5 Ways to Enhance Attention Span to Aid in Your Child’s Speech Development

We know how important focus or attention is. Attention is needed in order for a child to learn.

We don’t need our child’s developmental pediatrician to tell us that. But sometimes it is important to hear it again.

My goal for this article is to give practical tips and tricks to help develop your child’s attention span without the aid of medication.

Attention Disorder Hyperactivity Disorder (ADHD) affects between 1.5 and 3.5 million school-age children in the U.S., or an estimated 5% of all boys and 2% of all girls. Why ADHD affects more boys than girls is a mystery at this point. Up to 60% of these children will continue to have symptoms into adulthood. According to the National Institutes of Health, more than a million children take prescription medicines to control hyperactive behavior. The estimated cost to schools is about 3 billion dollars.


Top 5 Ways to Help Your Kid Develop Attention

1. Always clean your kid’s workplace

You need all the help you can get when your inattentive kid is studying.

When your environment is cluttered, the chaos restricts your ability to focus. The clutter also limits your brain’s ability to process information. Clutter makes you distracted and unable to process information as well as you do in an uncluttered, organized, and serene environment.


For example, my son can get really distracted when my wife is teaching him how to write. So in order for us to keep his attention, we hide his toys.

This unsurprisingly increases his success rate when drawing different types of lines and shapes.

2. A healthy mind requires a healthy body

You need to encourage your child to engage in physical activity.

You can let them loose in the playground. But the best thing to do, if possible, is to create a schedule for your child to exercise.

Aerobic exercise stimulates brain growth and enhances our ability to learn. Studies also suggest that exercise helps kids focus attention in school.


Make it a daily habit.

3. Create mini goals and escalate to bigger goals

My kid’s doctor said that creating goals is very important to improve attention.

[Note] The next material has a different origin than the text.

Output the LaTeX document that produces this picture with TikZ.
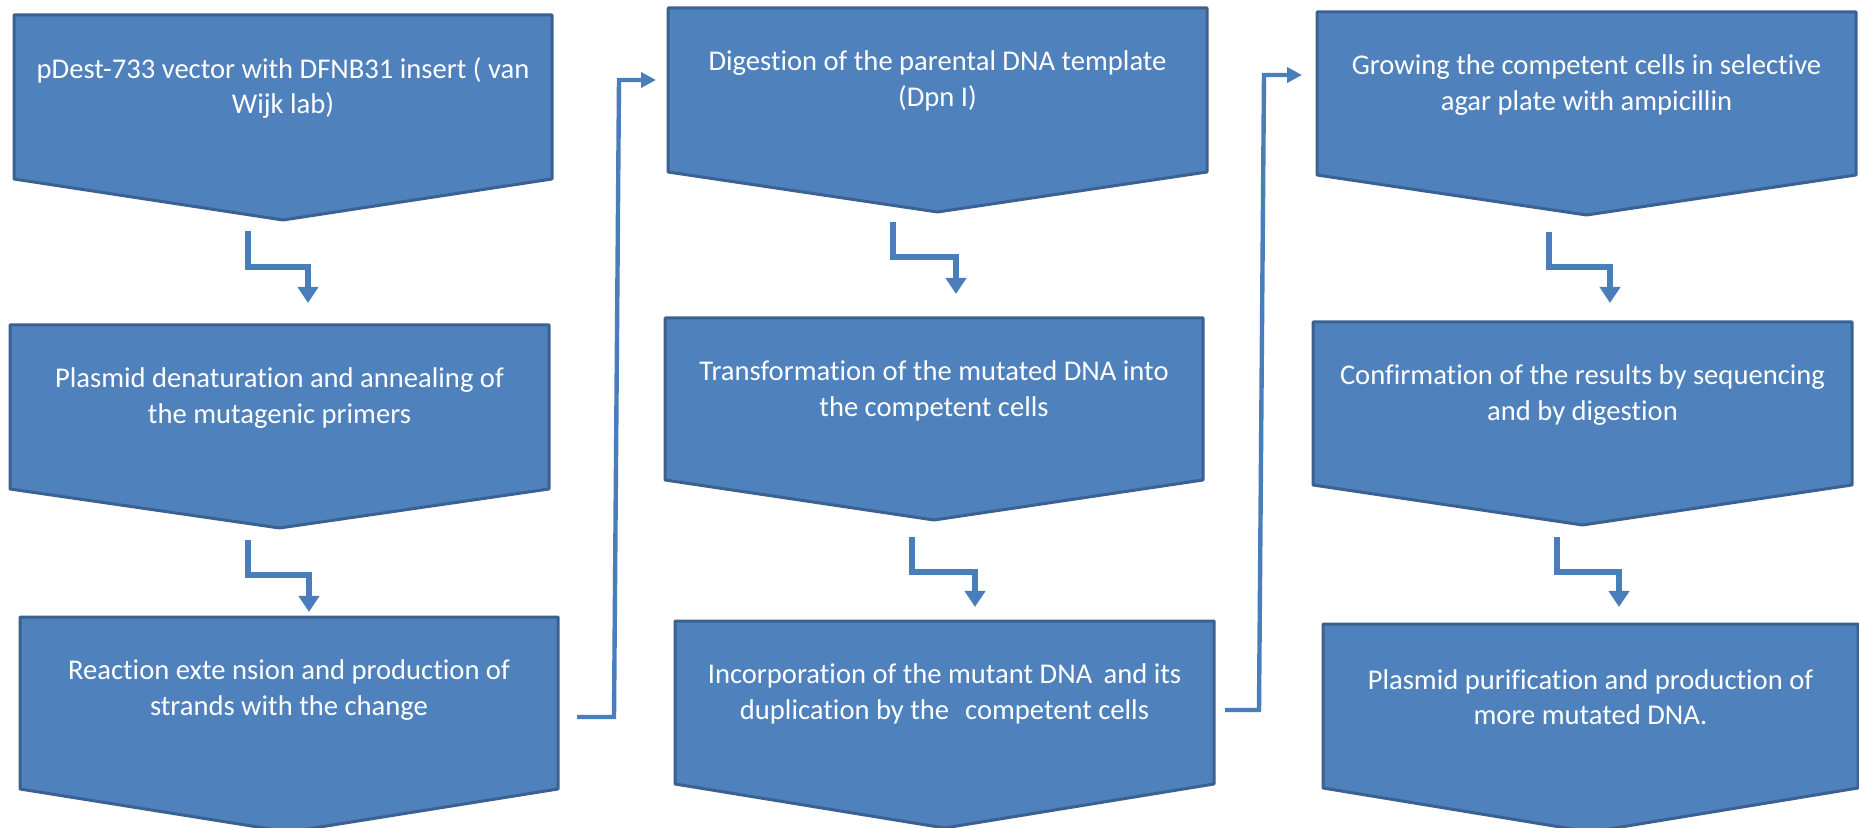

Studies show that goal-setting can help kids gain the sense of discipline and that internal drive it takes to stay motivated to complete the tasks they’ve set for themselves.


Once we have set a goal, we need to be disciplined enough ourselves to help our child finish the goal.

Quitting becomes a habit.

That’s why you need to keep encouraging the child to finish goals.

Keep encouraging but never push the child. They can detect that they are being pushed and may refuse to do the task.

Small goals include requests like: listening to you for 5 minutes, eating healthy food, sitting for 15 minutes, solving puzzles for 8 minutes, writing for an hour, and so on.

4. Find activities they love

For my wife and I, we discovered very early on that our child loves to paint.

I mean, Tim can focus for about an hour just painting different shapes and colors. It’s not a chore for him.

Choose a job you love, and you will never have to work a day in your life. – Confucius

I guess the wise man is right after all, huh?

5. Read with your child

Tim’s doctor told us that we should read to him daily.

I must admit that we have not been doing that lately because we are concentrating on teaching him how to write.

But we need to improve on that. Reading with your child is one of the best bonding experiences you can have with them.

For example, a study was made in Rhode Island Hospital to compare two groups of eight months old – one group was read to often as babies, while the other was not. It was shown that those who were read to have their “receptive” vocabularies (number of words they understand) increased 40 per cent since babyhood, while the non-reading group increased by only 16 per cent.


Not only that, reading stories to kids will help enrich their lives. From fables and fairy tales, you can develop your child’s sense of wonder and creativity.

Helping Your Child is Not Easy

Attention is just the start if your child is speech delayed with GDD.

It’s not a bad idea to start speech therapy along with other treatments.

That said, our doctor advised us to improve Tim’s attention so that he will have a better chance learning during speech therapy.

We are happy to announce that we have found a speech therapy school near our area. We are hoping to enroll Tim ASAP. They just need to fit him in their schedule.